The Problem With Christmas Music

I love Christmas music. It’s part of the reason that Christmas is my favorite time of year. With that said, I do have my complaints. The primary one being that Christmas music is only played once a year, and the implication that if you are listening to it outside of December, you are probably some kind of freak.

Okay, that’s not the real problem with Christmas music. The real problem with Christmas music is that there is nothing new. Just the other day someone mentioned to me that most of the Christmas music we have today was written or produced in the 40s or 50s when the baby boomers were kids. Sure a few new songs came out in the 80s and 90s, but have you heard any mainstream Christmas music produced this century? I personally haven’t.

Just today, on my morning commute, I listened to Christmas music on the radio.

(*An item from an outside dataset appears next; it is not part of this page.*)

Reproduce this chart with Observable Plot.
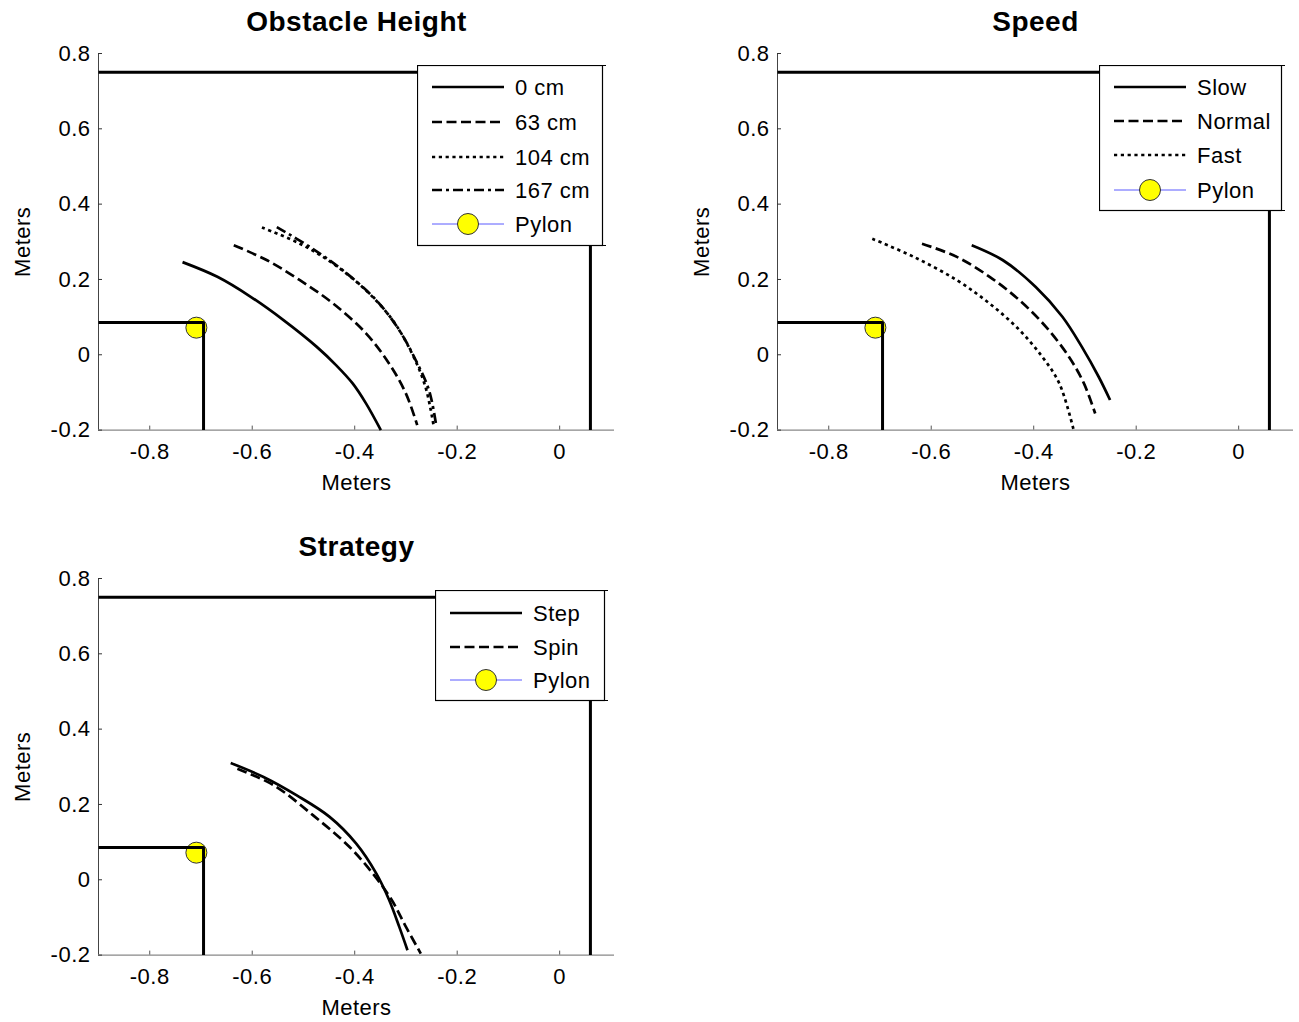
<!DOCTYPE html>
<html>
<head>
<meta charset="utf-8">
<script src="https://cdn.jsdelivr.net/npm/d3@7"></script>
<script src="https://cdn.jsdelivr.net/npm/@observablehq/plot@0.6"></script>
<style>
  html, body { margin: 0; padding: 0; background: #fff; }
  #fig { position: relative; width: 1299px; height: 1022px; background: #fff; overflow: hidden; }
  .panel { position: absolute; width: 650px; height: 500px; }
  .panel svg { max-width: none !important; }
  .legend { position: absolute; }
</style>
</head>
<body>
<div id="fig"></div>
<script>
// ---------- Data ----------
const xTicks = [-0.8, -0.6, -0.4, -0.2, 0];
const yTicks = [-0.2, 0, 0.2, 0.4, 0.6, 0.8];
const xDomain = [-0.9, 0.107];
const yDomain = [-0.2, 0.8];

// room walls (top wall and right wall)
const wallX = [-0.9, 0.06, 0.06];
const wallY = [0.75, 0.75, -0.2];
// obstacle corner
const obstacleX = [-0.9, -0.695, -0.695];
const obstacleY = [0.086, 0.086, -0.2];
// pylon
const pylonX = [-0.709];
const pylonY = [0.072];

// Obstacle Height
const heightLabels = ["0 cm", "63 cm", "104 cm", "167 cm"];
const h0X = [-0.736, -0.668, -0.603, -0.539, -0.474, -0.436, -0.404, -0.378, -0.349];
const h0Y = [0.246, 0.207, 0.154, 0.092, 0.021, -0.028, -0.076, -0.129, -0.200];
const h63X = [-0.636, -0.571, -0.507, -0.442, -0.378, -0.333, -0.300, -0.278];
const h63Y = [0.291, 0.251, 0.198, 0.136, 0.057, -0.023, -0.103, -0.187];
const h104X = [-0.581, -0.507, -0.442, -0.378, -0.326, -0.288, -0.262, -0.246];
const h104Y = [0.338, 0.295, 0.242, 0.171, 0.092, 0.003, -0.085, -0.188];
const h167X = [-0.552, -0.487, -0.423, -0.358, -0.313, -0.281, -0.255, -0.241];
const h167Y = [0.339, 0.286, 0.224, 0.145, 0.065, -0.014, -0.094, -0.187];

// Speed
const speedLabels = ["Slow", "Normal", "Fast"];
const slowX = [-0.521, -0.460, -0.396, -0.344, -0.306, -0.273, -0.251];
const slowY = [0.291, 0.251, 0.180, 0.101, 0.021, -0.059, -0.120];
const normalX = [-0.618, -0.550, -0.486, -0.428, -0.376, -0.331, -0.302, -0.280];
const normalY = [0.295, 0.260, 0.207, 0.145, 0.074, -0.006, -0.076, -0.156];
const fastX = [-0.715, -0.634, -0.550, -0.486, -0.428, -0.383, -0.350, -0.322];
const fastY = [0.308, 0.260, 0.198, 0.136, 0.066, -0.006, -0.076, -0.200];

// Strategy
const strategyLabels = ["Step", "Spin"];
const stepX = [-0.642, -0.578, -0.513, -0.449, -0.397, -0.358, -0.333, -0.313, -0.297];
const stepY = [0.310, 0.273, 0.224, 0.167, 0.096, 0.017, -0.053, -0.125, -0.187];
const spinX = [-0.629, -0.558, -0.481, -0.410, -0.365, -0.328, -0.300, -0.271];
const spinY = [0.295, 0.251, 0.171, 0.087, 0.017, -0.053, -0.125, -0.196];

// ---------- Styles ----------
const DASH = {solid: null, dashed: "10,4.5", dotted: "3.2,3.6", dashdot: "10,4,3,4"};
const FONT = "'Liberation Sans', Arial, Helvetica, sans-serif";

const W = 650, H = 500, ML = 98, MT = 53, PW = 516, PH = 376.6;

const zip = (xs, ys) => xs.map((x, i) => ({x, y: ys[i]}));

function panel(title, series) {
  return Plot.plot({
    width: W, height: H,
    marginLeft: ML, marginRight: W - ML - PW, marginTop: MT, marginBottom: H - MT - PH,
    x: {domain: xDomain},
    y: {domain: yDomain},
    style: {fontFamily: FONT, fontSize: "22px", letterSpacing: "0.5px", background: "transparent", color: "black", overflow: "visible", maxWidth: "none"},
    marks: [
      Plot.ruleX([xDomain[0]], {stroke: "#444", strokeWidth: 1}),
      Plot.ruleY([yDomain[0]], {stroke: "#888", strokeWidth: 1.2}),
      Plot.tickY(yTicks, {y: d => d, insetRight: PW - 4, stroke: "#333"}),
      Plot.tickX(xTicks, {x: d => d, insetTop: PH - 4, stroke: "#555"}),
      Plot.axisY({ticks: yTicks, tickSize: 0, tickPadding: 8, tickFormat: d => String(d), label: null, fontSize: 22}),
      Plot.axisX({ticks: xTicks, tickSize: 0, tickPadding: 13, tickFormat: d => String(d), label: null, fontSize: 22}),
      Plot.text(["Meters"], {frameAnchor: "bottom", lineAnchor: "middle", textAnchor: "middle", dy: 53, text: d => d, fontSize: 22}),
      Plot.text(["Meters"], {frameAnchor: "left", lineAnchor: "middle", textAnchor: "middle", dx: -76, rotate: -90, text: d => d, fontSize: 22}),
      Plot.text([title], {frameAnchor: "top", lineAnchor: "middle", textAnchor: "middle", dy: -31, text: d => d, fontSize: 28, fontWeight: "bold"}),
      ...series.map(s => Plot.line(zip(s.x, s.y), {
        x: "x", y: "y", stroke: "black", strokeWidth: 2.7,
        strokeDasharray: DASH[s.dash], curve: "catmull-rom", strokeLinecap: "butt"
      })),
      Plot.dot(zip(pylonX, pylonY), {x: "x", y: "y", r: 10.5, fill: "#ffff00", stroke: "#333", strokeWidth: 1}),
      Plot.line(zip(wallX, wallY), {x: "x", y: "y", stroke: "black", strokeWidth: 3, strokeLinejoin: "miter", strokeLinecap: "butt"}),
      Plot.line(zip(obstacleX, obstacleY), {x: "x", y: "y", stroke: "black", strokeWidth: 3, strokeLinejoin: "miter", strokeLinecap: "butt"})
    ]
  });
}

function legend(parent, left, top, w, h, items, rowYs) {
  const svg = d3.select(parent).append("svg")
    .attr("class", "legend")
    .attr("width", w + 6).attr("height", h + 2)
    .style("left", (left - 0.5) + "px").style("top", (top - 0.5) + "px")
    .style("font-family", FONT).style("font-size", "22px").style("letter-spacing", "0.5px");
  svg.append("rect").attr("x", 0.5).attr("y", 0.5).attr("width", w).attr("height", h)
    .attr("fill", "white").attr("stroke", "black").attr("stroke-width", 1.2);
  // small corner ticks typical of MATLAB legends
  svg.append("line").attr("x1", w + 0.5).attr("x2", w + 4).attr("y1", 0.5).attr("y2", 0.5).attr("stroke", "black");
  svg.append("line").attr("x1", w + 0.5).attr("x2", w + 4).attr("y1", h + 0.5).attr("y2", h + 0.5).attr("stroke", "black");
  items.forEach((it, i) => {
    const cy = rowYs[i];
    if (it.pylon) {
      svg.append("line").attr("x1", 15).attr("x2", 87).attr("y1", cy).attr("y2", cy)
        .attr("stroke", "#5a5aff").attr("stroke-width", 1);
      svg.append("circle").attr("cx", 51).attr("cy", cy).attr("r", 10.5)
        .attr("fill", "#ffff00").attr("stroke", "#333").attr("stroke-width", 1);
    } else {
      svg.append("line").attr("x1", 15).attr("x2", 87).attr("y1", cy).attr("y2", cy)
        .attr("stroke", "black").attr("stroke-width", 2.7)
        .attr("stroke-dasharray", DASH[it.dash]);
    }
    svg.append("text").attr("x", 98).attr("y", cy).attr("dy", "0.36em").text(it.label);
  });
}

const fig = document.getElementById("fig");
function place(node, left, top) {
  const d = document.createElement("div");
  d.className = "panel";
  d.style.left = left + "px";
  d.style.top = top + "px";
  d.appendChild(node);
  fig.appendChild(d);
}

const dashes1 = ["solid", "dashed", "dotted", "dashdot"];
place(panel("Obstacle Height", [
  {x: h0X, y: h0Y, dash: "solid"},
  {x: h63X, y: h63Y, dash: "dashed"},
  {x: h104X, y: h104Y, dash: "dotted"},
  {x: h167X, y: h167Y, dash: "dashdot"}
]), 0, 0);

place(panel("Speed", [
  {x: slowX, y: slowY, dash: "solid"},
  {x: normalX, y: normalY, dash: "dashed"},
  {x: fastX, y: fastY, dash: "dotted"}
]), 679, 0);

place(panel("Strategy", [
  {x: stepX, y: stepY, dash: "solid"},
  {x: spinX, y: spinY, dash: "dashed"}
]), 0, 525);

legend(fig, 417, 65, 185, 180,
  [...heightLabels.map((l, i) => ({label: l, dash: dashes1[i]})), {label: "Pylon", pylon: true}],
  [22, 57, 92, 125, 159]);
legend(fig, 1099, 65, 182, 145,
  [...speedLabels.map((l, i) => ({label: l, dash: dashes1[i]})), {label: "Pylon", pylon: true}],
  [22, 56, 90, 125]);
legend(fig, 435, 590, 169, 110,
  [...strategyLabels.map((l, i) => ({label: l, dash: dashes1[i]})), {label: "Pylon", pylon: true}],
  [23, 57, 90]);
</script>
</body>
</html>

Sure enough there was not one song I hadn’t heard before. Yes, I know it’s true that on any radio station there is little chance of hearing something new on a particular day. But if you don’t listen to a radio station for a year and then go back to it, there is a pretty good chance that you’ll hear something new (excluding stations that specialize in specific decades). With Christmas music, chances are you won’t hear anything that you hadn’t heard ten years ago.

Without even looking it up, I bet that there is a recent rendition of Justin Bieber singing “Silent Night”, but it’s still a song you’ve heard before. (I just looked it up. I was right, it’s the last song on his Christmas album.) Pretty much every new artist’s second album is a Christmas album, and yeah there will be original songs on it, but no one is going to listen to those. No one wants to hear them, except for hardcore fans of the artists themselves. My own proof of this is that I really like the song “A Snowflake Fell (And It Felt Like A Kiss)” from Glasvegas, which came out in 2008, but no one’s heard of that song, not that many people have heard of Glasvegas to begin with. (Their Christmas album also includes a rendition of “Silent Night”.) So basically I’m proving my point that unless you’re a fan of the artist you aren’t going to like the ”original” Christmas songs from their Christmas album.

I suppose the important question to ask is: Do we even need new Christmas music? I don’t know, but probably not. I’m still listening to the same songs. I still like them. I don’t even care. I’m a little less inclined to tune into the Christmas radio station than I was when I was a kid, but at the same time I’m less inclined to turn into any music-playing stations. Talk radio is it for me as an adult. Kids haven’t heard these songs before, it’s new to them, and the reality is that most of the magic of Christmas is in the hearts of children anyway.

In conclusion I don’t think we really need new Christmas music, but I do think some Christmas songs should be banned, Christmas Shoes, for example.